Ed invero, il predetto insegnamento trova applicazione esclusivamente nell’ipotesi in cui venga adito un giudice incompetente che, a seguito di un mutamento legislativo, diventa competente a conoscere di una determinata controversia.

E’ il caso, per rimanere alla fattispecie che ci occupa, del giudice amministrativo che, nella vigenza dell’art. 34 del D.Lgs. n. 80/98 (vecchia formulazione) sia stato investito di una controversia vertente in materia di occupazione appropriativa.

Ebbene, nell’ipotesi in cui dovesse intervenire una sentenza dichiarativa della incostituzionalità del predetto articolo, il giudice amministrativo non dovrebbe spogliarsi della causa, in quanto, a seguito del mutamento legislativo, rappresentato dalla reintroduzione della disposizione di cui all’art. 34 citato, ad opera dell’art. 7 della legge n. 205/2000, esso è divenuto competente in materia.

Lo stesso non vale, invece, per il giudice ordinario, in quanto lo stesso, a seguito della eventuale sentenza di incostituzionalità dell’art. 34 (vecchia formulazione), risulterebbe, lo ripetiamo, essere stato adito correttamente, con impossibilità, pertanto, di una pronuncia declinatoria della giurisdizione da parte dello stesso.

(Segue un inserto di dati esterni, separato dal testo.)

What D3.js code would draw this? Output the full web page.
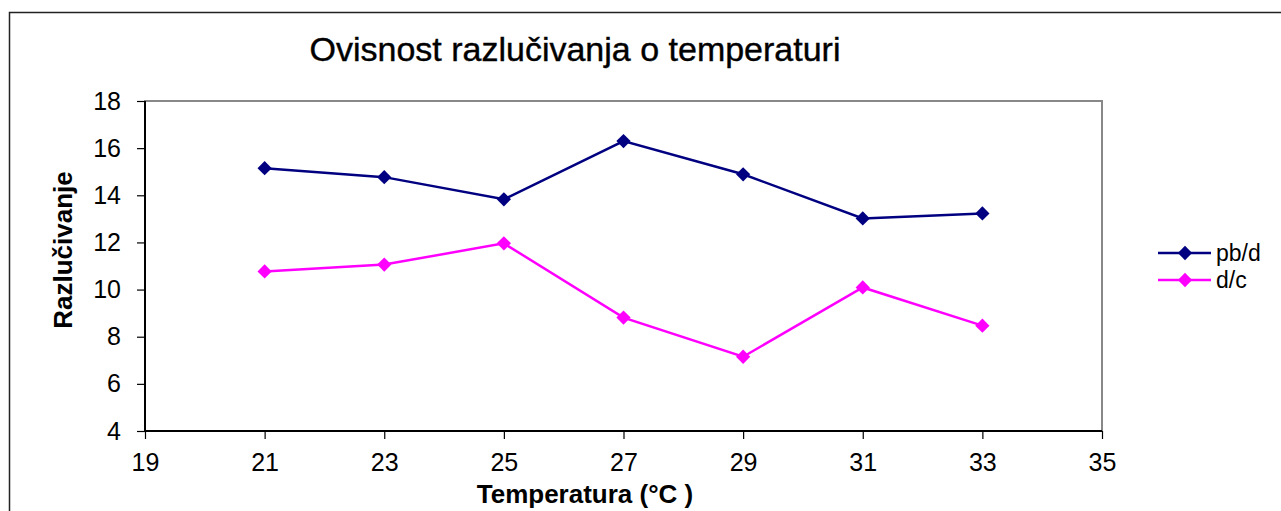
<!DOCTYPE html>
<html>
<head>
<meta charset="utf-8">
<script src="https://cdn.jsdelivr.net/npm/d3@7"></script>
<style>
  body { margin: 0; background: #fff; }
  svg text { font-family: 'Liberation Sans', Arial, sans-serif; }
</style>
</head>
<body>
<div id="chart"></div>
<script>
// data
const temperatures = [21, 23, 25, 27, 29, 31, 33];
const pbd = [15.15, 14.77, 13.83, 16.3, 14.89, 13.02, 13.23];
const dc = [10.77, 11.06, 11.96, 8.81, 7.15, 10.09, 8.47];
const xTicks = [19, 21, 23, 25, 27, 29, 31, 33, 35];
const yTicks = [4, 6, 8, 10, 12, 14, 16, 18];
const seriesNames = ['pb/d', 'd/c'];

const width = 1281, height = 511;
const margin = {top: 101, right: 179, bottom: 80, left: 145};

const svg = d3.select('#chart').append('svg')
  .attr('width', width).attr('height', height);

// outer chart frame
svg.append('rect')
  .attr('x', 9.5).attr('y', 12.5)
  .attr('width', 1300).attr('height', 600)
  .attr('fill', 'none').attr('stroke', '#222').attr('stroke-width', 1.5);

const x = d3.scaleLinear().domain([19, 35]).range([margin.left, width - margin.right]);
const y = d3.scaleLinear().domain([4, 18]).range([height - margin.bottom, margin.top]);

// plot area border (gray top/right)
svg.append('rect')
  .attr('x', x(19)).attr('y', y(18))
  .attr('width', x(35) - x(19)).attr('height', y(4) - y(18))
  .attr('fill', 'none').attr('stroke', '#888').attr('stroke-width', 2);

const xAxis = svg.append('g')
  .attr('transform', `translate(0,${y(4)})`)
  .call(d3.axisBottom(x).tickValues(xTicks).tickSize(8).tickPadding(14).tickFormat(d3.format('d')));
const yAxis = svg.append('g')
  .attr('transform', `translate(${x(19)},0)`)
  .call(d3.axisLeft(y).tickValues(yTicks).tickSize(8).tickPadding(16).tickFormat(d3.format('d')));

[xAxis, yAxis].forEach(a => {
  a.attr('font-size', 25);
  a.select('.domain').attr('stroke', '#000').attr('stroke-width', 2);
  a.selectAll('.tick line').attr('stroke', '#000').attr('stroke-width', 1.2);
  a.selectAll('.tick text').attr('font-size', 25).attr('fill', '#000')
    .style('font-family', "'Liberation Sans', Arial, sans-serif");
});
xAxis.select('.domain').attr('d', `M${x(19)},0H${x(35)}`);
yAxis.select('.domain').attr('d', `M0,${y(4)}V${y(18)}`);

// title
svg.append('text')
  .attr('x', 575).attr('y', 61)
  .attr('text-anchor', 'middle')
  .attr('font-size', 34)
  .attr('stroke', '#000').attr('stroke-width', 0.4)
  .text('Ovisnost razlučivanja o temperaturi');

// axis titles
svg.append('text')
  .attr('x', 585).attr('y', 503)
  .attr('text-anchor', 'middle')
  .attr('font-size', 26).attr('font-weight', 'bold')
  .text('Temperatura (°C )');

svg.append('text')
  .attr('transform', 'translate(72,250) rotate(-90)')
  .attr('text-anchor', 'middle')
  .attr('font-size', 26).attr('font-weight', 'bold')
  .text('Razlučivanje');

const colors = ['#000080', '#ff00ff'];
const series = [pbd, dc];

const line = d3.line()
  .x((d, i) => x(temperatures[i]))
  .y(d => y(d));

const diamond = d3.symbol().type(d3.symbolDiamond2).size(130);

series.forEach((vals, s) => {
  svg.append('path')
    .attr('fill', 'none')
    .attr('stroke', colors[s])
    .attr('stroke-width', 2.5)
    .attr('d', line(vals));
  svg.append('g').selectAll('path')
    .data(vals)
    .join('path')
    .attr('transform', (d, i) => `translate(${x(temperatures[i])},${y(d)})`)
    .attr('d', diamond)
    .attr('fill', colors[s]);
});

// legend
const legend = svg.append('g').attr('transform', 'translate(1158,253)');
seriesNames.forEach((name, i) => {
  const g = legend.append('g').attr('transform', `translate(0,${i * 27})`);
  g.append('line').attr('x1', 0).attr('x2', 53).attr('y1', 0).attr('y2', 0)
    .attr('stroke', colors[i]).attr('stroke-width', 2.5);
  g.append('path').attr('transform', 'translate(27,0)').attr('d', diamond).attr('fill', colors[i]);
  g.append('text').attr('x', 58).attr('y', 8).attr('font-size', 23).text(name);
});
</script>
</body>
</html>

Quanto sopra dimostra, a parere di chi scrive, come la questione di legittimità costituzionale dell’art. 34 del D.Lgs. n. 80/98 (vecchia formulazione) conservi, ancora, una sua rilevanza (con la sola esclusione dei giudizi ordinari in cui sia intervenuta una pronuncia declinatoria della giurisdizione dell’A.G.O., ormai coperta dal giudicato) e vada, pertanto, decisa, nel merito, dai giudici della Consulta.